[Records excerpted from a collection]
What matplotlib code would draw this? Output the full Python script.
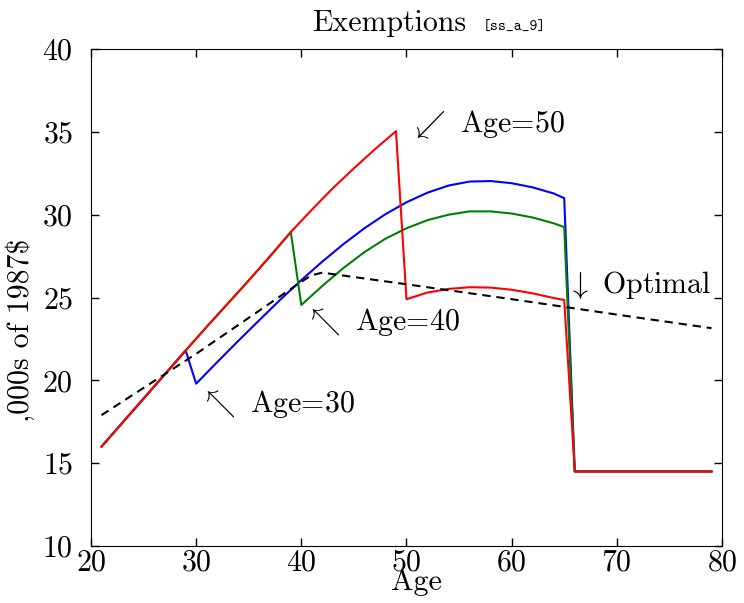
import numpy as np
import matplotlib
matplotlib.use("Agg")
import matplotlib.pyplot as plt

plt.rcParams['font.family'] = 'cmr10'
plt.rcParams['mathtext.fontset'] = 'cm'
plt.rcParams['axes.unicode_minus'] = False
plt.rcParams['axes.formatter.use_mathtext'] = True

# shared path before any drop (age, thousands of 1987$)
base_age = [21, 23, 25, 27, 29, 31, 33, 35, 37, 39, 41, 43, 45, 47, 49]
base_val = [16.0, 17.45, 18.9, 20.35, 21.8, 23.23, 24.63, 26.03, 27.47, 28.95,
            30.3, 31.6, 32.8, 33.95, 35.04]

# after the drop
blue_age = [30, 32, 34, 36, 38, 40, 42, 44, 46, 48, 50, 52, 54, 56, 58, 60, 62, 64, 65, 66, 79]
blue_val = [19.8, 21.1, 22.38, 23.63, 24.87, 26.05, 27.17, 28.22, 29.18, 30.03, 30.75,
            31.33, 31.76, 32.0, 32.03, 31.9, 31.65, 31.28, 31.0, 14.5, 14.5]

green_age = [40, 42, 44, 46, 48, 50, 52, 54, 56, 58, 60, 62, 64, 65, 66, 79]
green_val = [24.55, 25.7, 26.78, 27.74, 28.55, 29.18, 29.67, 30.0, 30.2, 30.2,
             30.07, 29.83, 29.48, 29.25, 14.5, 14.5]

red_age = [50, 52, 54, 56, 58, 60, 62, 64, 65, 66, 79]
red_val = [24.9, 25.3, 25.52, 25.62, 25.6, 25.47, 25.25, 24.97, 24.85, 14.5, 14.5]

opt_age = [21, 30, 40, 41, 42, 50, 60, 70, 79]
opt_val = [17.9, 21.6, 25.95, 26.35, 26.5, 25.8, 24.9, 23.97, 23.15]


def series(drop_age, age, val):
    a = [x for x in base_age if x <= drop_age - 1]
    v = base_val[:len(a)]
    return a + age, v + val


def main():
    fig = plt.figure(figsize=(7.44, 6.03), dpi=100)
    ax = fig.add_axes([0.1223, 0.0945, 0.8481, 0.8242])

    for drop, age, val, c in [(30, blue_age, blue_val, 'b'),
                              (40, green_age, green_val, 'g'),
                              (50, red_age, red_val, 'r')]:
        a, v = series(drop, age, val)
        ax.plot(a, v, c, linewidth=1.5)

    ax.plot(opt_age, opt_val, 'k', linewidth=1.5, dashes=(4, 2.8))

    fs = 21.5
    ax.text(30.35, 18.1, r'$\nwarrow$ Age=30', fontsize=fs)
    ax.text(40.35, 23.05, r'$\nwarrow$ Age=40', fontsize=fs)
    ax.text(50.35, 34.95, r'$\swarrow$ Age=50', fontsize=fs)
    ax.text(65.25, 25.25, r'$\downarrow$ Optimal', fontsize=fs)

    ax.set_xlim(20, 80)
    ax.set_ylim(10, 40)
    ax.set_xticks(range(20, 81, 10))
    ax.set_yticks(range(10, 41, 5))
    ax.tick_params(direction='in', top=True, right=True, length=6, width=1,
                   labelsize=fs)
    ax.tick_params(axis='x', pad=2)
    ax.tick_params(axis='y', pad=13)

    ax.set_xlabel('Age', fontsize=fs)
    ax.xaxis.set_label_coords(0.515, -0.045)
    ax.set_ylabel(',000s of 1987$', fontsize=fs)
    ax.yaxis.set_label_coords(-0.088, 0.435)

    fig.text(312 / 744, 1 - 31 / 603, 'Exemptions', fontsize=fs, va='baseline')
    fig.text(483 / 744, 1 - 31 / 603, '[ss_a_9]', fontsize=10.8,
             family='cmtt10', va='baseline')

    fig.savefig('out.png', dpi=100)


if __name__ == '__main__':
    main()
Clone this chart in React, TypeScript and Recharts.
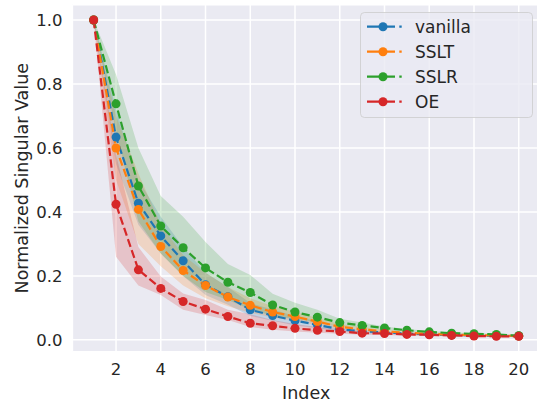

SET EXERCISE => Leave out the pictures and transcribe the entries above exactly.

RESULT OF THE EXERCISE =>
What matplotlib code would draw this? Output the full Python script.
import numpy as np
import matplotlib
matplotlib.use("Agg")
import matplotlib.pyplot as plt

plt.rcParams['font.family'] = 'cmr10'
plt.rcParams['mathtext.fontset'] = 'cm'
plt.rcParams['axes.unicode_minus'] = False
plt.rcParams['axes.formatter.use_mathtext'] = True

# shared path before any drop (age, thousands of 1987$)
base_age = [21, 23, 25, 27, 29, 31, 33, 35, 37, 39, 41, 43, 45, 47, 49]
base_val = [16.0, 17.45, 18.9, 20.35, 21.8, 23.23, 24.63, 26.03, 27.47, 28.95,
            30.3, 31.6, 32.8, 33.95, 35.04]

# after the drop
blue_age = [30, 32, 34, 36, 38, 40, 42, 44, 46, 48, 50, 52, 54, 56, 58, 60, 62, 64, 65, 66, 79]
blue_val = [19.8, 21.1, 22.38, 23.63, 24.87, 26.05, 27.17, 28.22, 29.18, 30.03, 30.75,
            31.33, 31.76, 32.0, 32.03, 31.9, 31.65, 31.28, 31.0, 14.5, 14.5]

green_age = [40, 42, 44, 46, 48, 50, 52, 54, 56, 58, 60, 62, 64, 65, 66, 79]
green_val = [24.55, 25.7, 26.78, 27.74, 28.55, 29.18, 29.67, 30.0, 30.2, 30.2,
             30.07, 29.83, 29.48, 29.25, 14.5, 14.5]

red_age = [50, 52, 54, 56, 58, 60, 62, 64, 65, 66, 79]
red_val = [24.9, 25.3, 25.52, 25.62, 25.6, 25.47, 25.25, 24.97, 24.85, 14.5, 14.5]

opt_age = [21, 30, 40, 41, 42, 50, 60, 70, 79]
opt_val = [17.9, 21.6, 25.95, 26.35, 26.5, 25.8, 24.9, 23.97, 23.15]


def series(drop_age, age, val):
    a = [x for x in base_age if x <= drop_age - 1]
    v = base_val[:len(a)]
    return a + age, v + val


def main():
    fig = plt.figure(figsize=(7.44, 6.03), dpi=100)
    ax = fig.add_axes([0.1223, 0.0945, 0.8481, 0.8242])

    for drop, age, val, c in [(30, blue_age, blue_val, 'b'),
                              (40, green_age, green_val, 'g'),
                              (50, red_age, red_val, 'r')]:
        a, v = series(drop, age, val)
        ax.plot(a, v, c, linewidth=1.5)

    ax.plot(opt_age, opt_val, 'k', linewidth=1.5, dashes=(4, 2.8))

    fs = 21.5
    ax.text(30.35, 18.1, r'$\nwarrow$ Age=30', fontsize=fs)
    ax.text(40.35, 23.05, r'$\nwarrow$ Age=40', fontsize=fs)
    ax.text(50.35, 34.95, r'$\swarrow$ Age=50', fontsize=fs)
    ax.text(65.25, 25.25, r'$\downarrow$ Optimal', fontsize=fs)

    ax.set_xlim(20, 80)
    ax.set_ylim(10, 40)
    ax.set_xticks(range(20, 81, 10))
    ax.set_yticks(range(10, 41, 5))
    ax.tick_params(direction='in', top=True, right=True, length=6, width=1,
                   labelsize=fs)
    ax.tick_params(axis='x', pad=2)
    ax.tick_params(axis='y', pad=13)

    ax.set_xlabel('Age', fontsize=fs)
    ax.xaxis.set_label_coords(0.515, -0.045)
    ax.set_ylabel(',000s of 1987$', fontsize=fs)
    ax.yaxis.set_label_coords(-0.088, 0.435)

    fig.text(312 / 744, 1 - 31 / 603, 'Exemptions', fontsize=fs, va='baseline')
    fig.text(483 / 744, 1 - 31 / 603, '[ss_a_9]', fontsize=10.8,
             family='cmtt10', va='baseline')

    fig.savefig('out.png', dpi=100)


if __name__ == '__main__':
    main()
Clone this chart in React, TypeScript and Recharts.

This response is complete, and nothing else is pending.